• **Your task**: Count how many lines contain the word "this". Respond with the number alone.

(Figure scripts)
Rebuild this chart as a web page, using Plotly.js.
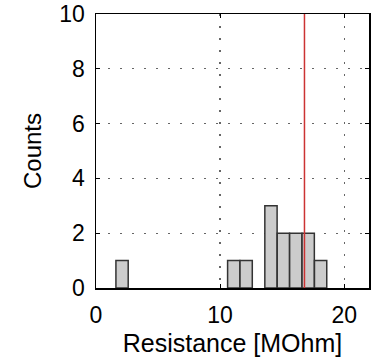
<!DOCTYPE html>
<html>
<head>
<meta charset="utf-8">
<script src="https://cdn.plot.ly/plotly-3.0.1.min.js"></script>
<style>html,body{margin:0;padding:0;background:#fff;}#chart{width:377px;height:362px;}</style>
</head>
<body>
<div id="chart"></div>
<script>
// Histogram bin centres (MOhm) and counts
var binCenters = [2.1, 11.1, 12.1, 14.1, 15.1, 16.1, 17.1, 18.1];
var binCounts = [1, 1, 1, 3, 2, 2, 2, 1];
var binWidth = 0.99;
// Reference (red) line position
var markerValue = [16.8];
var xTicks = [0, 10, 20];
var yTicks = [0, 2, 4, 6, 8, 10];

var font = 'Liberation Sans, Arial, Helvetica, sans-serif';

var trace = {
  type: 'bar',
  x: binCenters,
  y: binCounts,
  width: binCenters.map(function(){return binWidth;}),
  marker: {color: '#cccccc', line: {color: '#333333', width: 1.5}},
  hoverinfo: 'skip'
};

var axisCommon = {
  showline: true, linecolor: '#000', linewidth: 1.5, mirror: 'ticks',
  ticks: 'inside', ticklen: 4, tickcolor: '#000', tickwidth: 1,
  showgrid: true, gridcolor: '#666', griddash: '1.5px,10.5px', gridwidth: 1.2,
  zeroline: false,
  ticklabeloverflow: 'allow',
  tickfont: {family: font, size: 23, color: '#000'}
};

var layout = {
  width: 377, height: 362,
  margin: {l: 96, r: 8, t: 14, b: 74},
  paper_bgcolor: '#fff', plot_bgcolor: '#fff',
  showlegend: false,
  bargap: 0,
  xaxis: Object.assign({}, axisCommon, {
    range: [0, 22], tickmode: 'array', tickvals: xTicks,
    ticklabelstandoff: 6,
    title: {text: 'Resistance [MOhm]', font: {family: font, size: 25, color: '#000'}, standoff: 7}
  }),
  yaxis: Object.assign({}, axisCommon, {
    range: [0, 10.002], tickmode: 'array', tickvals: yTicks,
    ticklabelstandoff: 5,
    title: {text: 'Counts', font: {family: font, size: 24, color: '#000'}, standoff: 11}
  }),
  shapes: markerValue.map(function(v){
    return {type: 'line', xref: 'x', yref: 'paper', x0: v, x1: v, y0: 0, y1: 1,
            line: {color: '#cc3333', width: 1.5}};
  })
};

Plotly.newPlot('chart', [trace], layout, {staticPlot: true, displayModeBar: false});
</script>
</body>
</html>
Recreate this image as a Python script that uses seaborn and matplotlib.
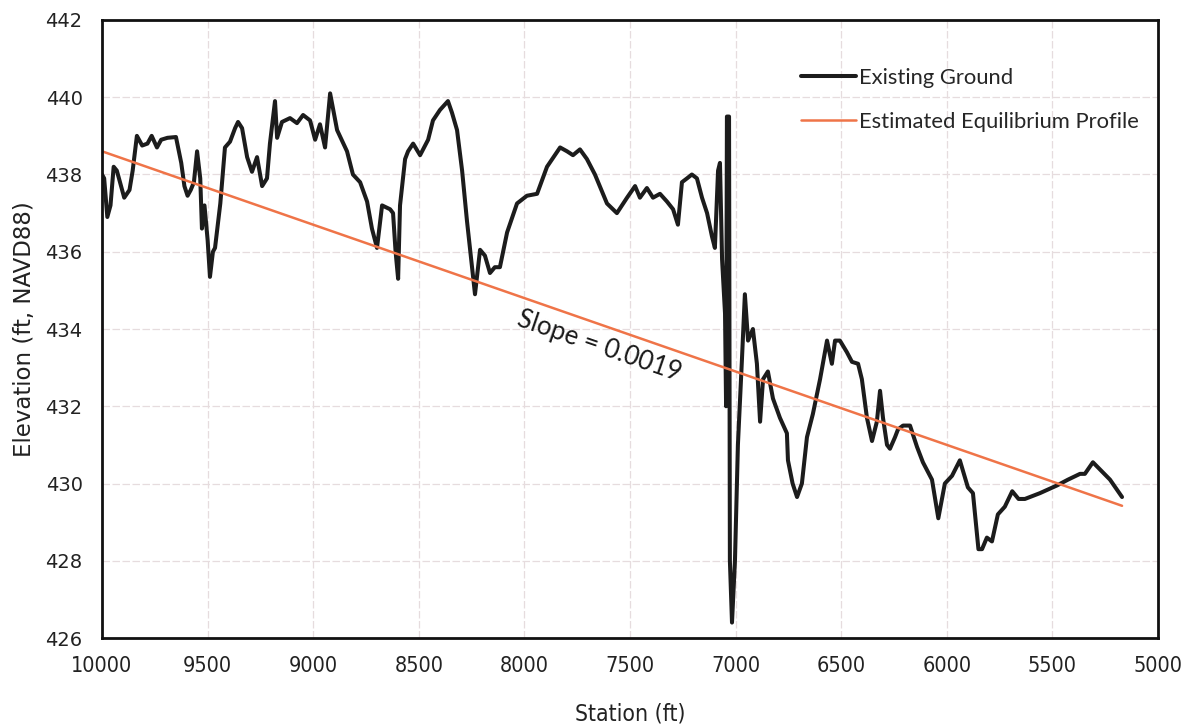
import numpy as np
import pandas as pd
import matplotlib
matplotlib.use("Agg")
import matplotlib.pyplot as plt
import seaborn as sns

# Existing ground profile along the channel (station in ft, elevation in ft NAVD88)
station = [
    10000, 9990, 9975, 9960, 9945, 9930, 9915, 9895, 9870, 9855, 9835, 9810,
    9785, 9765, 9740, 9720, 9690, 9650, 9625, 9610, 9595, 9580, 9565, 9550,
    9535, 9527, 9515, 9500, 9489, 9475, 9465, 9450, 9440, 9418, 9394, 9370,
    9356, 9337, 9313, 9290, 9266, 9242, 9219, 9205, 9181, 9171, 9148, 9110,
    9077, 9048, 9015, 8991, 8968, 8944, 8920, 8887, 8840, 8812, 8778, 8745,
    8722, 8698, 8674, 8636, 8622, 8610, 8598, 8589, 8565, 8551, 8527, 8494,
    8456, 8433, 8400, 8362, 8343, 8319, 8295, 8272, 8258, 8234, 8210, 8187,
    8163, 8140, 8116, 8082, 8035, 7988, 7940, 7893, 7831, 7798, 7770, 7737,
    7704, 7666, 7609, 7562, 7514, 7476, 7453, 7420, 7391, 7358, 7325, 7296,
    7273, 7254, 7230, 7207, 7183, 7159, 7135, 7112, 7098, 7083, 7074, 7064,
    7050, 7045, 7041, 7031, 7027, 7017, 7003, 6989, 6970, 6956, 6941, 6918,
    6899, 6884, 6870, 6847, 6823, 6790, 6757, 6752, 6730, 6709, 6686, 6662,
    6634, 6600, 6567, 6544, 6529, 6506, 6473, 6449, 6420, 6402, 6378, 6354,
    6331, 6316, 6302, 6283, 6269, 6245, 6231, 6207, 6174, 6141, 6113, 6070,
    6040, 6009, 5975, 5938, 5900, 5876, 5850, 5833, 5810, 5786, 5758, 5725,
    5690, 5660, 5630, 5559, 5478, 5426, 5369, 5346, 5308, 5227, 5170,
]
elevation = [
    438.0, 437.9, 436.9, 437.2, 438.2, 438.1, 437.8, 437.4, 437.6, 438.1, 439.0, 438.75,
    438.8, 439.0, 438.7, 438.9, 438.95, 438.97, 438.3, 437.7, 437.45, 437.6, 437.8, 438.6,
    437.9, 436.6, 437.2, 436.3, 435.35, 436.0, 436.1, 436.8, 437.25, 438.7, 438.85, 439.2,
    439.36, 439.2, 438.45, 438.07, 438.45, 437.7, 437.9, 438.8, 439.9, 438.95, 439.36, 439.46,
    439.33, 439.54, 439.4, 438.9, 439.3, 438.7, 440.1, 439.15, 438.6, 438.0, 437.8, 437.3,
    436.6, 436.1, 437.2, 437.1, 437.0, 436.0, 435.3, 437.2, 438.4, 438.6, 438.8, 438.5,
    438.9, 439.4, 439.67, 439.9, 439.6, 439.15, 438.1, 436.8, 436.1, 434.9, 436.05, 435.9,
    435.45, 435.6, 435.6, 436.5, 437.25, 437.45, 437.5, 438.2, 438.7, 438.6, 438.5, 438.65,
    438.4, 438.0, 437.25, 437.0, 437.4, 437.7, 437.4, 437.65, 437.4, 437.5, 437.3, 437.1,
    436.7, 437.8, 437.9, 438.0, 437.9, 437.4, 437.0, 436.4, 436.1, 438.1, 438.3, 435.8,
    434.4, 432.0, 439.5, 439.5, 428.0, 426.4, 428.0, 431.0, 433.2, 434.9, 433.7, 434.0,
    433.1, 431.6, 432.7, 432.9, 432.2, 431.7, 431.3, 430.6, 430.0, 429.65, 430.0, 431.2,
    431.8, 432.7, 433.7, 433.1, 433.7, 433.7, 433.4, 433.15, 433.1, 432.7, 431.7, 431.1,
    431.6, 432.4, 431.7, 431.0, 430.9, 431.2, 431.4, 431.5, 431.5, 430.95, 430.55, 430.1,
    429.1, 430.0, 430.2, 430.6, 429.9, 429.75, 428.3, 428.3, 428.6, 428.5, 429.2, 429.4,
    429.8, 429.6, 429.6, 429.75, 429.95, 430.1, 430.25, 430.25, 430.55, 430.1, 429.65,
]

# Estimated equilibrium profile: straight grade line
eq_station = [10000, 5170]
eq_start_elev = 438.6
eq_slope = 0.0019
eq_elevation = [eq_start_elev - eq_slope * (eq_station[0] - s) for s in eq_station]

x_ticks = [10000, 9500, 9000, 8500, 8000, 7500, 7000, 6500, 6000, 5500, 5000]
y_ticks = [426, 428, 430, 432, 434, 436, 438, 440, 442]

ground = pd.DataFrame({"Station": station, "Elevation": elevation})
equil = pd.DataFrame({"Station": eq_station, "Elevation": eq_elevation})

sns.set_theme(style="white")
plt.rcParams["font.family"] = ["DejaVu Sans"]

fig = plt.figure(figsize=(11.88, 7.27), dpi=100)
ax = fig.add_axes([0.0859, 0.1224, 0.8888, 0.8501])

sns.lineplot(data=ground, x="Station", y="Elevation", sort=False, ax=ax,
             color="#1c1c1c", linewidth=2.9, label="Existing Ground")
sns.lineplot(data=equil, x="Station", y="Elevation", sort=False, ax=ax,
             color="#ef7448", linewidth=1.8, label="Estimated Equilibrium Profile")

ax.set_xlim(10000, 5000)
ax.set_ylim(426, 442)
ax.set_xticks(x_ticks)
ax.set_yticks(y_ticks)
ax.set_xticklabels([str(t) for t in x_ticks], fontsize=15.5, family="DejaVu Sans",
                   fontstretch="condensed", color="#222222")
ax.set_yticklabels([str(t) for t in y_ticks], fontsize=14, color="#222222")
ax.tick_params(axis="y", length=0, pad=14)
ax.tick_params(axis="x", length=0, pad=13)

ax.grid(True, color="#e6dcde", linewidth=0.9, linestyle=(0, (6, 2)))
for sp in ax.spines.values():
    sp.set_color("#111111")
    sp.set_linewidth(2.0)

ax.set_xlabel("Station (ft)", fontsize=16.5, labelpad=19, family="DejaVu Sans",
              fontstretch="condensed", color="#222222")
ax.set_ylabel("Elevation (ft, NAVD88)", fontsize=16.5, labelpad=7, color="#222222")

ax.text(7647, 433.56, "Slope = 0.0019", rotation=-19, ha="center", va="center",
        fontsize=18.5, family=["Lato", "DejaVu Sans"], color="#1a1a1a",
        rotation_mode="anchor")

leg = ax.legend(loc="upper left", bbox_to_anchor=(0.643, 0.955), frameon=False,
                handlelength=2.5, handletextpad=0.15, labelspacing=1.1,
                prop={"family": ["Lato", "DejaVu Sans"], "size": 15.8})

fig.savefig("out.png", dpi=100, facecolor="white")
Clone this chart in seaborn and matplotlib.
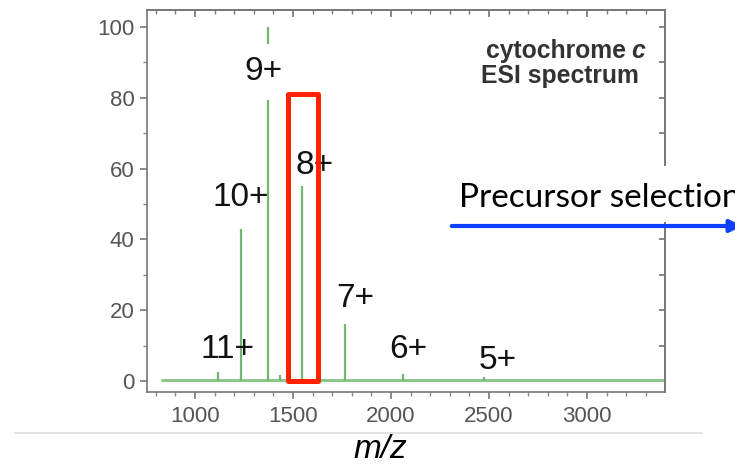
import matplotlib.pyplot as plt
import matplotlib.patches as patches
from matplotlib.lines import Line2D
from matplotlib.ticker import MultipleLocator
import seaborn as sns

# peak positions (m/z) and relative intensities
peak_mz = [1117, 1236, 1372, 1434, 1546, 1766, 2060, 2472]
peak_int = [2.5, 43, 100, 1.8, 55, 16, 2.0, 1.0]

# baseline of the spectrum
baseline_mz = [830, 3400]
baseline_int = [0.3, 0.3]

# charge-state labels and where they sit
charge_labels = ["11+", "10+", "9+", "8+", "7+", "6+", "5+"]
label_mz = [1168, 1235, 1347, 1612, 1816, 2087, 2546]
label_y = [8.8, 51.7, 87.3, 61.0, 23.4, 8.8, 5.9]

x_ticks = [1000, 1500, 2000, 2500, 3000]
y_ticks = [0, 20, 40, 60, 80, 100]

# precursor selection window (m/z) and its height
window_mz = [1472, 1625]
window_top = 81

W, H = 735, 468


def fx(px):
    return px / W


def fy(py):
    return 1 - py / H


sns.set_theme(style="ticks")
plt.rcParams["font.family"] = ["Liberation Sans", "DejaVu Sans"]

fig = plt.figure(figsize=(7.35, 4.68), dpi=100)
ax = fig.add_axes([0.2, 0.1624, 0.7048, 0.8162])
ax.set_facecolor("white")

sns.lineplot(x=baseline_mz, y=baseline_int, ax=ax, color="#8cc88c", linewidth=2.2)
ax.vlines(peak_mz, 0, peak_int, color="#74b574", linewidth=1.6)

for lab, xm, ym in zip(charge_labels, label_mz, label_y):
    box = None
    if lab == "9+":
        box = dict(facecolor="white", edgecolor="none", pad=9)
    ax.text(xm, ym, lab, fontsize=24, color="#111111",
            ha="center", va="center", bbox=box, zorder=3)

ax.add_patch(patches.Rectangle(
    (window_mz[0], 0), window_mz[1] - window_mz[0], window_top,
    fill=False, edgecolor="#ff2200", linewidth=3.6, joinstyle="round",
    zorder=5
))

# two-line sample note, top right
note = dict(fontsize=17.8, fontweight="bold", color="#333333", va="baseline")
fig.text(fx(645), fy(58), "c", fontstyle="italic", ha="right", **note)
fig.text(fx(626), fy(58), "cytochrome", ha="right", **note)
fig.text(fx(639), fy(83), "ESI spectrum", ha="right", **note)

ax.set_xlim(755, 3398)
ax.set_ylim(-3.1, 104.8)
ax.set_xticks(x_ticks)
ax.set_yticks(y_ticks)
ax.xaxis.set_minor_locator(MultipleLocator(100))
ax.yaxis.set_minor_locator(MultipleLocator(10))
ax.tick_params(which="major", direction="out", length=5, width=1.2,
               color="#777777", labelcolor="#555555", labelsize=16, pad=4)
ax.tick_params(which="minor", direction="out", length=3, width=1.0, color="#888888")
ax.tick_params(axis="x", which="major", pad=5)

for s in ax.spines.values():
    s.set_color("#777777")
    s.set_linewidth(1.2)

top = ax.secondary_xaxis("top")
top.set_xticks(x_ticks)
top.xaxis.set_minor_locator(MultipleLocator(100))
top.tick_params(which="both", direction="in", labeltop=False, color="#777777")
top.tick_params(which="major", length=5)
top.tick_params(which="minor", length=3)
top.spines["top"].set_color("#777777")

right = ax.secondary_yaxis("right")
right.set_yticks(list(range(0, 101, 10)))
right.tick_params(direction="in", length=4, labelright=False, color="#777777")
right.spines["right"].set_color("#777777")

ax.set_xlabel("")
ax.set_ylabel("")
fig.text(fx(380), fy(450), "m/z", fontsize=24, fontstyle="italic",
         ha="center", va="center", color="black")

fig.add_artist(Line2D([fx(15), fx(702)], [fy(433)] * 2,
                      color="#dddddd", linewidth=1.2))

# white panel behind the annotation, hiding part of the right spine
fig.add_artist(patches.Rectangle((fx(445), fy(222)), 290 / W, 56 / H,
                                 transform=fig.transFigure, facecolor="white",
                                 edgecolor="none", zorder=10))
fig.text(fx(459), fy(207), "Precursor selection", family=["Lato", "DejaVu Sans"],
         fontsize=24, color="black", ha="left", va="baseline", zorder=11)
fig.add_artist(patches.FancyArrowPatch(
    (fx(449), fy(226)), (fx(745), fy(226)),
    transform=fig.transFigure, arrowstyle="-|>", mutation_scale=18,
    color="#1040ff", linewidth=3, zorder=12
))

fig.savefig("out.png", dpi=100)
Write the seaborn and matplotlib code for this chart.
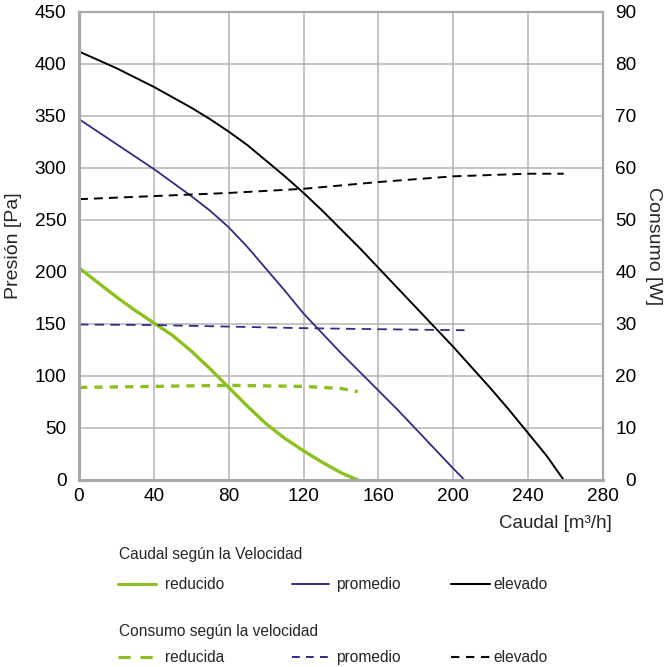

• **The completed task**: 4